Ayrıca, tasfiye halinde bulunan bir şirketten alacaklı bulunan kişilerin yapılan ilanlara rağmen alacaklarını yazdırmamalarının alacağın düşmesini gerektirmeyeceği hukuksal gerçeği de dikkate alınmalıdır.

Tüzel kişiliği sona eren şirketin ihyası için tasfiye memuru ile Ticaret Siciline husumet yöneltilerek ayrı bir dava açılması için davacı tarafa HUMK.nun 39 ve 40. maddeleri hükümleri uyarınca uygun bir önel verilmelidir. Dava açıldığı, takdirde ve alınacak sonuca göre eldeki davaya devam edebilme olanağı bulunduğu belirlendiğinde, tüzel kişiliğe tebligat yapılarak, rücu alacağının yöntemince saptanması gerekir.

Yukarıda belirtilen maddi ve yasal olgular karşısında, Hukuk Genel Kurulu’nca da benimsenen Özel Daire bozma kararına uyulmak gerekirken önceki kararda direnilmesi usul ve yasaya aykırıdır. Bu nedenle direnme kararı bozulmalıdır.

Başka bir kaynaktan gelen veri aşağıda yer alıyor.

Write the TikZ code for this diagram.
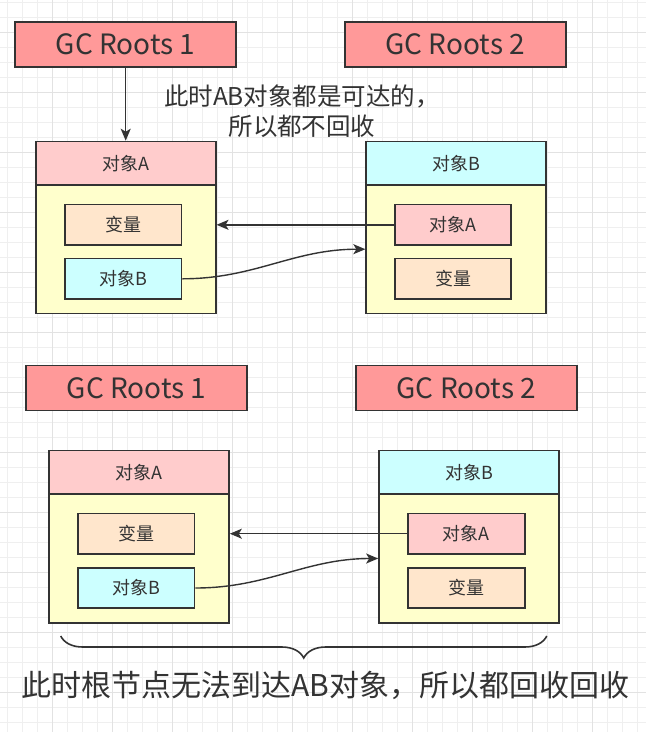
\documentclass[tikz,border=0pt]{standalone}
\usepackage{fontspec}
\setmainfont{Noto Sans CJK SC}
\usetikzlibrary{arrows.meta,decorations.pathreplacing}
\definecolor{ink}{HTML}{333333}
\definecolor{rootred}{HTML}{FF9999}
\definecolor{pinkA}{HTML}{FFCCCC}
\definecolor{cyanB}{HTML}{CCFFFF}
\definecolor{bodyyellow}{HTML}{FFFFCC}
\definecolor{varorange}{HTML}{FFE6CC}
\definecolor{gridminor}{HTML}{EFEFEF}
\definecolor{gridmajor}{HTML}{E2E2E2}
\begin{document}
\begin{tikzpicture}[x=1pt,y=-1pt,
    minor/.style={draw=gridminor,line width=1pt},
    major/.style={draw=gridmajor,line width=1pt},
    root/.style={draw=ink,fill=rootred,line width=1.7pt,minimum width=221pt,minimum height=45pt,inner sep=0pt,text=ink,font=\fontsize{28}{32}\selectfont},
    head/.style={draw=ink,line width=1.7pt,minimum width=180pt,minimum height=43.5pt,inner sep=0pt,text=ink,font=\fontsize{18}{20}\selectfont},
    body/.style={draw=ink,fill=bodyyellow,line width=1.7pt,minimum width=180pt,minimum height=128.5pt,inner sep=0pt},
    field/.style={draw=ink,line width=1.7pt,minimum width=116.5pt,minimum height=40.5pt,inner sep=0pt,text=ink,font=\fontsize{18}{20}\selectfont},
    ref/.style={draw=ink,line width=1.4pt,-{Stealth[length=12pt,width=10pt,inset=3pt]}},
    note/.style={text=ink,align=center,inner sep=0pt,font=\fontsize{24.5}{30}\selectfont},
    caption/.style={text=ink,inner sep=0pt,font=\fontsize{30}{34}\selectfont},
    bracket/.style={draw=ink,line width=1.6pt,decorate,decoration={brace,amplitude=22pt}}]
        \path[use as bounding box,fill=white](0,0) rectangle (646,732);
        \foreach \x in {7.7,22.7,...,646} \draw[minor](\x,0) to (\x,732);
        \foreach \y in {2,17,...,732} \draw[minor](0,\y) to (646,\y);
        \foreach \x in {52.7,112.7,...,646} \draw[major](\x,0) to (\x,732);
        \foreach \y in {32,92,...,732} \draw[major](0,\y) to (646,\y);

        \node[root] (tr1) at(125.7, 44.5){GC Roots 1};
        \node[root] (tr2) at(455.3, 44.5){GC Roots 2};
        \node[note] (tnote) at(302, 111){此时AB对象都是可达的，\\所以都不回收};

        \node[head, fill=pinkA] (tAh) at(125.7, 163.3){对象A};
        \node[body] (tAb) at(125.7, 249.2){};
            \node[field, fill=varorange] (tAv) at(123.2, 224.8){变量};
            \node[field, fill=cyanB] (tAr) at(123.2, 278.8){对象B};

        \node[head, fill=cyanB] (tBh) at(456.2, 163.3){对象B};
        \node[body] (tBb) at(456.2, 249.2){};
            \node[field, fill=pinkA] (tBr) at(453, 224.8){对象A};
            \node[field, fill=varorange] (tBv) at(453, 278.8){变量};

        \draw[ref](tr1) to (tAh);
        \draw[ref](tBr.west) to (tAb.east |- tBr.west);
        \draw[ref](tAr.east) to[out=0, in=180] (tBb.west);

        \node[root] (br1) at(136.6, 388){GC Roots 1};
        \node[root] (br2) at(466.4, 388){GC Roots 2};

        \node[head, fill=pinkA] (bAh) at(139, 472.2){对象A};
        \node[body] (bAb) at(139, 558.5){};
            \node[field, fill=varorange] (bAv) at(136.2, 533.7){变量};
            \node[field, fill=cyanB] (bAr) at(136.2, 588){对象B};

        \node[head, fill=cyanB] (bBh) at(469, 472.2){对象B};
        \node[body] (bBb) at(469, 558.5){};
            \node[field, fill=pinkA] (bBr) at(466.4, 533.7){对象A};
            \node[field, fill=varorange] (bBv) at(466.4, 588){变量};

        \draw[ref](bBr.west) to (bAb.east |- bBr.west);
        \draw[ref](bAr.east) to[out=0, in=180] (bBb.west);

        \coordinate (bl) at(60.7, 636);
        \coordinate (br) at(546.8, 636);
        \draw[bracket](br) to (bl);
        \node[caption, anchor=base] (bnote) at(325.5, 696){此时根节点无法到达AB对象，所以都回收回收};
\end{tikzpicture}
\end{document}
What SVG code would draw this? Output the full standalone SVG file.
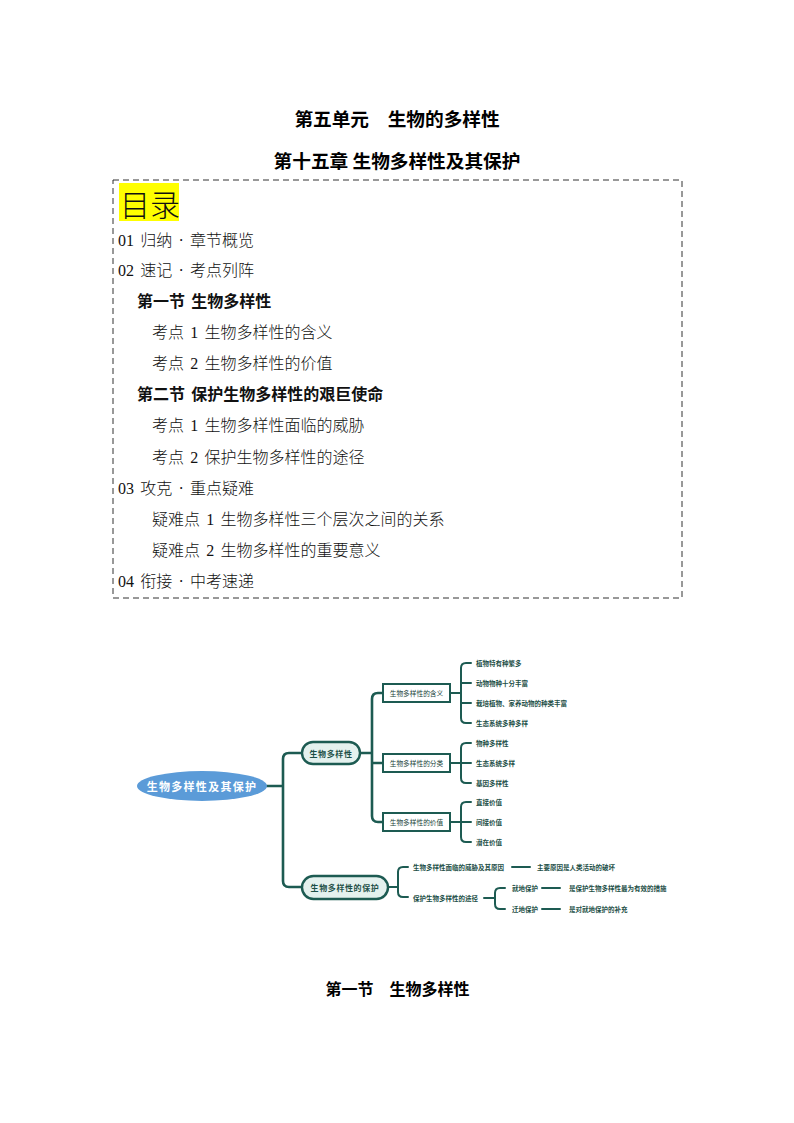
<svg xmlns="http://www.w3.org/2000/svg" width="794" height="1123" viewBox="0 0 794 1123">
<style>
.t{font-family:"Noto Sans CJK SC","Liberation Sans",sans-serif;fill:#000;dominant-baseline:central}
.title{font-size:18.67px;font-weight:bold;text-anchor:middle}
.toc{font-family:"Liberation Serif","Noto Sans CJK SC",serif;font-size:16px;fill:#111;dominant-baseline:central;word-spacing:2.2px;font-weight:300}
.b{font-weight:bold}
.ln{fill:none;stroke:#1d5b52;stroke-width:2.6;stroke-linecap:round;stroke-linejoin:round}
.ln2{fill:none;stroke:#1d5b52;stroke-width:2;stroke-linecap:round;stroke-linejoin:round}
.pill{fill:#e4f1ee;stroke:#1d5b52;stroke-width:2.4}
.box{fill:#fff;stroke:#1d5b52;stroke-width:2}
.mm{font-family:"Noto Sans CJK SC","Liberation Sans",sans-serif;fill:#1d4f47;dominant-baseline:central;font-weight:bold}
.pt{font-size:8px;letter-spacing:0.6px;text-anchor:middle}
.bt{font-size:6.7px;text-anchor:middle;font-weight:normal;fill:#173f39}
.lf{font-size:6.5px}
</style>
<rect width="794" height="1123" fill="#fff"/>
<g id="titles">
<text class="t title" x="397" y="117">第五单元　生物的多样性</text>
<text class="t title" x="397" y="159">第十五章 生物多样性及其保护</text>
</g>
<g id="toc">
<rect x="113" y="180" width="569" height="418" fill="none" stroke="#333" stroke-width="1" stroke-dasharray="6 4"/>
<rect x="119" y="183" width="60" height="38" fill="#ffff00"/>
<text class="toc" x="120" y="203" style="font-size:30px;font-family:'Noto Sans CJK SC',sans-serif">目录</text>
<text class="toc" x="118" y="240">01 归纳 · 章节概览</text>
<text class="toc" x="118" y="270">02 速记 · 考点列阵</text>
<text class="toc b" x="137" y="301">第一节 生物多样性</text>
<text class="toc" x="152" y="332">考点 1 生物多样性的含义</text>
<text class="toc" x="152" y="363">考点 2 生物多样性的价值</text>
<text class="toc b" x="137" y="394">第二节 保护生物多样性的艰巨使命</text>
<text class="toc" x="152" y="425">考点 1 生物多样性面临的威胁</text>
<text class="toc" x="152" y="457">考点 2 保护生物多样性的途径</text>
<text class="toc" x="118" y="488">03 攻克 · 重点疑难</text>
<text class="toc" x="152" y="519">疑难点 1 生物多样性三个层次之间的关系</text>
<text class="toc" x="152" y="550">疑难点 2 生物多样性的重要意义</text>
<text class="toc" x="118" y="581">04 衔接 · 中考速递</text>
</g>
<g id="connectors">
<path class="ln" d="M267,786 H283 M302,753 H289 Q283,753 283,759 V881 Q283,887 289,887 H302"/>
<path class="ln" d="M360,753 H372 M383,693 H378 Q372,693 372,699 V816 Q372,822 378,822 H383 M372,763 H383"/>
<path class="ln2" d="M450,693 H461 M471,663 H466 Q461,663 461,668 V718 Q461,723 466,723 H471 M461,683 H471 M461,703 H471"/>
<path class="ln2" d="M450,763 H461 M471,743 H466 Q461,743 461,748 V778 Q461,783 466,783 H471 M461,763 H471"/>
<path class="ln2" d="M450,822 H461 M471,802 H466 Q461,802 461,807 V837 Q461,842 466,842 H471 M461,822 H471"/>
<path class="ln2" d="M388,887 H398 M408,867 H403 Q398,867 398,872 V892 Q398,897 403,897 H408"/>
<path class="ln2" d="M512,867 H530"/>
<path class="ln2" d="M484,898 H495 M505,888 H500 Q495,888 495,893 V904 Q495,909 500,909 H505"/>
<path class="ln2" d="M542,888 H560 M542,909 H560"/>
</g>
<g id="root">
<ellipse cx="202" cy="786" rx="65" ry="15" fill="#5b9bd8"/>
<text class="mm" x="202" y="786" style="font-size:11px;letter-spacing:1.3px;text-anchor:middle;fill:#fff">生物多样性及其保护</text>
</g>
<g id="n-diversity">
<rect class="pill" x="302" y="742" width="58" height="22" rx="11"/>
<text class="mm pt" x="331" y="753">生物多样性</text>
</g>
<g id="n-protect">
<rect class="pill" x="302" y="876" width="86" height="23" rx="11.5"/>
<text class="mm pt" x="345" y="887.5">生物多样性的保护</text>
</g>
<g id="n-meaning">
<rect class="box" x="383" y="684" width="67" height="18"/>
<text class="mm bt" x="416.5" y="693">生物多样性的含义</text>
</g>
<g id="n-class">
<rect class="box" x="383" y="754" width="67" height="18"/>
<text class="mm bt" x="416.5" y="763">生物多样性的分类</text>
</g>
<g id="n-value">
<rect class="box" x="383" y="813" width="67" height="18"/>
<text class="mm bt" x="416.5" y="822">生物多样性的价值</text>
</g>
<g id="leaves-meaning">
<text class="mm lf" x="476" y="663">植物特有种繁多</text>
<text class="mm lf" x="476" y="683">动物物种十分丰富</text>
<text class="mm lf" x="476" y="703">栽培植物、家养动物的种类丰富</text>
<text class="mm lf" x="476" y="723">生态系统多种多样</text>
</g>
<g id="leaves-class">
<text class="mm lf" x="476" y="743">物种多样性</text>
<text class="mm lf" x="476" y="763">生态系统多样</text>
<text class="mm lf" x="476" y="783">基因多样性</text>
</g>
<g id="leaves-value">
<text class="mm lf" x="476" y="802">直接价值</text>
<text class="mm lf" x="476" y="822">间接价值</text>
<text class="mm lf" x="476" y="842">潜在价值</text>
</g>
<g id="protect-branch">
<text class="mm lf" x="413" y="867">生物多样性面临的威胁及其原因</text>
<text class="mm lf" x="537" y="867">主要原因是人类活动的破坏</text>
<text class="mm lf" x="413" y="898">保护生物多样性的途径</text>
<text class="mm lf" x="512" y="888">就地保护</text>
<text class="mm lf" x="569" y="888">是保护生物多样性最为有效的措施</text>
<text class="mm lf" x="512" y="909">迁地保护</text>
<text class="mm lf" x="569" y="909">是对就地保护的补充</text>
</g>
<g id="section">
<text class="t b" x="397.5" y="988" style="font-size:16px;text-anchor:middle">第一节　生物多样性</text>
</g>
</svg>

SONUÇ : Davacı vekilinin temyiz itirazlarının kabulü ile direnme kararının Özel Daire bozma kararında ve yukarıda gösterilen nedenlerden dolayı HUMK.nun 429. maddesi gereğince BOZULMASINA, istek halinde temyiz peşin harcının geri verilmesine, 06.06.2007 gününde oybirliğiyle karar verildi.